--- start Records shown ---
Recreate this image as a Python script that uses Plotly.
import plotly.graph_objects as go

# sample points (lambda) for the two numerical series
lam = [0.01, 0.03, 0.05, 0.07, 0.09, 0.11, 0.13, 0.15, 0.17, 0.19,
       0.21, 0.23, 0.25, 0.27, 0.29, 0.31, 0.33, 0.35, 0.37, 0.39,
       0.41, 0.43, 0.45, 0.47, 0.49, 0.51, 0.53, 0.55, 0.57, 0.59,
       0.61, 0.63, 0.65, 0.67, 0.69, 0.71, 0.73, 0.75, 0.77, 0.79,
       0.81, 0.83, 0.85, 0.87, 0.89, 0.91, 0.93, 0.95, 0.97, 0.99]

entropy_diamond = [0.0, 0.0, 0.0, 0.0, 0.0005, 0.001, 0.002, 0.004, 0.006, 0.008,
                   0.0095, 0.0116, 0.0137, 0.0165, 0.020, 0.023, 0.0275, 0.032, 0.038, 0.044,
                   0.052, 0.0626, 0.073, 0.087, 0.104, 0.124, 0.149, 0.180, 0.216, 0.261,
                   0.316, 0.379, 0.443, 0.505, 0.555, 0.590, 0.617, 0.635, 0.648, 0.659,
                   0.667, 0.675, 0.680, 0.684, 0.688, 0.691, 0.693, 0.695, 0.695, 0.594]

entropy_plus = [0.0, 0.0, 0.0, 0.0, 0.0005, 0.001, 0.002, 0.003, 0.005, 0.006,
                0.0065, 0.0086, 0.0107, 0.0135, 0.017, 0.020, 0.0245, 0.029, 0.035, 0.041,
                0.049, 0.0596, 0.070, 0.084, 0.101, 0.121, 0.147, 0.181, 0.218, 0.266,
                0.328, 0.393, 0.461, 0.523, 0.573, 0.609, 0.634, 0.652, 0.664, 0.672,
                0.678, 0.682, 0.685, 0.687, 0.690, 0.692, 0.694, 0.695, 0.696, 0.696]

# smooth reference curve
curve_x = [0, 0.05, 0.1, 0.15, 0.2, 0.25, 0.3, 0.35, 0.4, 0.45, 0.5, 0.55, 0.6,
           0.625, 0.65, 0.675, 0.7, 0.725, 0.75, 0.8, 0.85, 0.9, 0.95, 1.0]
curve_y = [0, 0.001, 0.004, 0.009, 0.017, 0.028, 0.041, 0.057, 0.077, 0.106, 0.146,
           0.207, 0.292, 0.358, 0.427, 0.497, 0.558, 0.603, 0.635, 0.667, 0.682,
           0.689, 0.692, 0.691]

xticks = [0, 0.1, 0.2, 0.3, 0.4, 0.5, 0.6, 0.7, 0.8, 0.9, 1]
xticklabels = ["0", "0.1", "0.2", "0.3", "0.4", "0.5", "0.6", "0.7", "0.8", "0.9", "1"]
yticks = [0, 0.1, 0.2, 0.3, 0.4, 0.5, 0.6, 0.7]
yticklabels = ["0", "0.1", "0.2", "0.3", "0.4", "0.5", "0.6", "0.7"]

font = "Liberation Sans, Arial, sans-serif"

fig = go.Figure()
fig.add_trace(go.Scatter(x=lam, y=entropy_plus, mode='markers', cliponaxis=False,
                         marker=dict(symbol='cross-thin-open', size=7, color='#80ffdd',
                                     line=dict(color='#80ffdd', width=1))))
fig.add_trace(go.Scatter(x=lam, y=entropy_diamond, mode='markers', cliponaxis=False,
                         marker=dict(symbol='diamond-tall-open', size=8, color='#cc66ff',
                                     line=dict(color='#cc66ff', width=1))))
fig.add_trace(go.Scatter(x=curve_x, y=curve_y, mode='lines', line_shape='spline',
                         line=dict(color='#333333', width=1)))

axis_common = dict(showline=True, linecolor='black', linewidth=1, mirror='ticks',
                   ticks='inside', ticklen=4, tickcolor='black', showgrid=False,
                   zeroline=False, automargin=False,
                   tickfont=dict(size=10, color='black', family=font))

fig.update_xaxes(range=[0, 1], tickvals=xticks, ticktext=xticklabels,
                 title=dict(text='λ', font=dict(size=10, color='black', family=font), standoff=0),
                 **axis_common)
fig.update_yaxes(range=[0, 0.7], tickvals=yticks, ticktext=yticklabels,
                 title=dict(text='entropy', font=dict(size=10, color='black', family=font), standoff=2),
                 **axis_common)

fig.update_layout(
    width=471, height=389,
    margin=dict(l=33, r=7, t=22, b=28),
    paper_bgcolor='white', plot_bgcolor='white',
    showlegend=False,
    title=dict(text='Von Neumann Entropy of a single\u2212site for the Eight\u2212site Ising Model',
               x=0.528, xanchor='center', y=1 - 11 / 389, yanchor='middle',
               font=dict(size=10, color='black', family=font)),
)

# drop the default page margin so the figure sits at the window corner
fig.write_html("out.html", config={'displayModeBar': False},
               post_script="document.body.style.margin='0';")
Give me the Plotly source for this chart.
--- end Records shown ---
Problem requirements –
Extract, please, the lines from the start of the entries above through the one with "0.81, 0.83, 0.85, 0.87, 0.89, 0.91, 0.93, 0.95, 0.97, 0.99]", both included, reproducing each exactly and adding nothing.

Correct result –
Recreate this image as a Python script that uses Plotly.
import plotly.graph_objects as go

# sample points (lambda) for the two numerical series
lam = [0.01, 0.03, 0.05, 0.07, 0.09, 0.11, 0.13, 0.15, 0.17, 0.19,
       0.21, 0.23, 0.25, 0.27, 0.29, 0.31, 0.33, 0.35, 0.37, 0.39,
       0.41, 0.43, 0.45, 0.47, 0.49, 0.51, 0.53, 0.55, 0.57, 0.59,
       0.61, 0.63, 0.65, 0.67, 0.69, 0.71, 0.73, 0.75, 0.77, 0.79,
       0.81, 0.83, 0.85, 0.87, 0.89, 0.91, 0.93, 0.95, 0.97, 0.99]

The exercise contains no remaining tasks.